Step 1: Calculate GDP at Market Prices

To calculate the GDP at market prices, we use the expenditure approach formula: \[ \text{GDP} = \text{Consumption} + \text{Gross Investment} + \text{Government Spending} + (\text{Exports} - \text{Imports}) \]

Given data:

  • Consumption = 548
  • Gross Investment = 148
  • Government Spending = 236
  • Exports = 176
  • Imports = 198

\[ \text{GDP} = 548 + 148 + 236 + (176 - 198) \] \[ \text{GDP} = 548 + 148 + 236 - 22 \] \[ \text{GDP} = 910 \]

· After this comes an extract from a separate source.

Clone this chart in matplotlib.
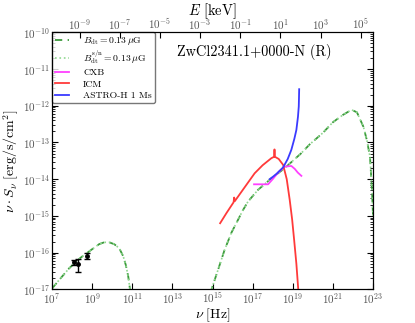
import matplotlib
matplotlib.use('Agg')
import matplotlib.pyplot as plt
import numpy as np

plt.rcParams['mathtext.fontset'] = 'cm'
plt.rcParams['font.family'] = 'serif'
plt.rcParams['font.serif'] = ['cmr10']
plt.rcParams['axes.formatter.use_mathtext'] = True

h_kev = 4.135667e-18  # keV s

# synchrotron part of the model (log nu, log nuS)
sync_lognu = [7.0, 7.35, 7.85, 8.4, 9.02, 9.35, 9.6, 9.85, 10.1, 10.35, 10.55, 10.68, 10.8, 10.88, 10.92]
sync_logS = [-16.98, -16.75, -16.43, -16.15, -15.9, -15.77, -15.72, -15.72, -15.77, -15.88, -16.1, -16.34, -16.65, -16.97, -17.2]

# inverse compton part
ic_lognu = [14.9, 14.97, 15.3, 15.6, 15.95, 16.27, 16.5, 16.77, 17.27, 17.93, 18.6, 19.43, 19.85, 20.5, 21.0,
            21.5, 21.93, 22.2, 22.52, 22.7, 22.85, 22.95, 23.0]
ic_logS = [-17.1, -16.97, -16.43, -15.93, -15.45, -15.11, -14.86, -14.61, -14.29, -13.98, -13.70, -13.29, -13.05,
           -12.74, -12.45, -12.25, -12.11, -12.18, -12.57, -12.95, -13.39, -14.3, -15.0]

# ICM thermal spectrum
icm_lognu = [15.38, 15.7, 16.05, 16.08, 16.11, 16.5, 17.1, 17.5, 17.93, 18.07, 18.09, 18.11, 18.3, 18.52,
             18.7, 18.85, 18.97, 19.07, 19.18, 19.27, 19.3]
icm_logS = [-15.2, -14.92, -14.63, -14.5, -14.6, -14.3, -13.84, -13.62, -13.43, -13.39, -13.19, -13.39, -13.45,
            -13.61, -14.0, -14.57, -15.1, -15.66, -16.3, -16.97, -17.2]

# cosmic X-ray background
cxb_lognu = [17.07, 17.77, 18.0, 18.3, 18.6, 18.93, 19.1, 19.25, 19.43]
cxb_logS = [-14.14, -14.14, -14.0, -13.8, -13.66, -13.64, -13.72, -13.82, -13.91]

# ASTRO-H sensitivity
ah_lognu = [17.85, 18.0, 18.2, 18.52, 18.75, 18.93, 19.08, 19.18, 19.26, 19.3, 19.31, 19.32]
ah_logS = [-14.0, -13.94, -13.85, -13.68, -13.45, -13.2, -12.9, -12.66, -12.3, -12.02, -11.8, -11.55]

# radio data
obs_nu = [1.26e8, 2.0e8, 5.4e8]
obs_S = [5.6e-17, 4.8e-17, 8.3e-17]
obs_lo = [1.0e-17, 1.8e-17, 1.4e-17]
obs_hi = [0.8e-17, 2.0e-17, 1.7e-17]

fig = plt.figure(figsize=(4.15, 3.23), dpi=100)
ax = fig.add_axes([0.1253, 0.1043, 0.7735, 0.7957])

green_d = '#3c9a3c'
green_l = '#90d890'

for lognu, logS in [(sync_lognu, sync_logS), (ic_lognu, ic_logS)]:
    nu = 10**np.array(lognu)
    S = 10**np.array(logS)
    ax.plot(nu, S, '--', color=green_d, lw=1.3, dashes=(4, 3))
    ax.plot(nu, S, ':', color=green_l, lw=1.2)

ax.plot([], [], '--', color=green_d, lw=1.3, dashes=(4, 3), label=r'$B_{\rm dt}=0.13\,\mu{\rm G}$')
ax.plot([], [], ':', color=green_l, lw=1.2, label=r'$B_{\rm dt}^{\rm s/n}=0.13\,\mu{\rm G}$')
ax.plot(10**np.array(cxb_lognu), 10**np.array(cxb_logS), color='#ff40ff', lw=1.3, label='CXB')
ax.plot(10**np.array(icm_lognu), 10**np.array(icm_logS), color='#ff3a3a', lw=1.3, label='ICM')
ax.plot(10**np.array(ah_lognu), 10**np.array(ah_logS), color='#3a3aff', lw=1.3, label='ASTRO-H 1 Ms')

ax.errorbar(obs_nu, obs_S, yerr=[obs_lo, obs_hi], fmt='o', color='k', ms=2.5, capsize=2, elinewidth=1, capthick=1)

ax.set_xscale('log')
ax.set_yscale('log')
ax.set_xlim(1e7, 1e23)
ax.set_ylim(1e-17, 1e-10)
ax.set_xticks([10.0**k for k in range(7, 24, 2)])
ax.set_yticks([10.0**k for k in range(-17, -9)])
ax.tick_params(which='both', direction='in', right=True, labelsize=8, labelcolor='#555555', pad=1.5)
ax.tick_params(which='major', length=4)
ax.tick_params(which='minor', length=2)
ax.set_xlabel(r'$\nu\ [\mathrm{Hz}]$', fontsize=10, labelpad=0)
ax.set_ylabel(r'$\nu\cdot S_{\nu}\ [\mathrm{erg/s/cm^2}]$', fontsize=10, labelpad=1)

ax2 = ax.twiny()
ax2.set_xscale('log')
ax2.set_xlim(1e7 * h_kev, 1e23 * h_kev)
ax2.set_xticks([10.0**k for k in range(-9, 6, 2)])
ax2.tick_params(which='both', direction='in', labelsize=8, labelcolor='#555555', pad=0.5)
ax2.tick_params(which='major', length=4)
ax2.tick_params(which='minor', length=2)
ax2.set_xlabel(r'$E\ [\mathrm{keV}]$', fontsize=10.5, labelpad=1)

ax.text(0.63, 0.925, 'ZwCl2341.1+0000-N (R)', transform=ax.transAxes, ha='center', va='center', fontsize=10.3)

leg = ax.legend(loc='upper left', fontsize=7, handlelength=1.4, handletextpad=1.5, borderaxespad=0.0,
                fancybox=True, labelspacing=0.25, framealpha=0.8, edgecolor='#555555', borderpad=0.3)

fig.savefig('out.png', dpi=100)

Step 2: Calculate NDP at Basic Prices

To calculate the Net Domestic Product (NDP) at basic prices, we subtract depreciation from GDP and adjust for net taxes on products: \[ \text{NDP} = \text{GDP} - \text{Depreciation} \]

Given data:

  • Depreciation = 84

\[ \text{NDP} = 910 - 84 \] \[ \text{NDP} = 826 \]

Step 3: Calculate Net National Product at Basic Prices

To calculate the Net National Product (NNP) at basic prices, we adjust NDP for net foreign factor income: \[ \text{NNP} = \text{NDP} + \text{Net Foreign Factor Income} \]

Given data:

  • Net Foreign Factor Income = -12

\[ \text{NNP} = 826 - 12 \] \[ \text{NNP} = 814 \]

Final Answer

  1. The value of GDP at market prices is $910.
  2. The value of NDP at basic prices is $826.
  3. The value of net national product at basic prices is $814.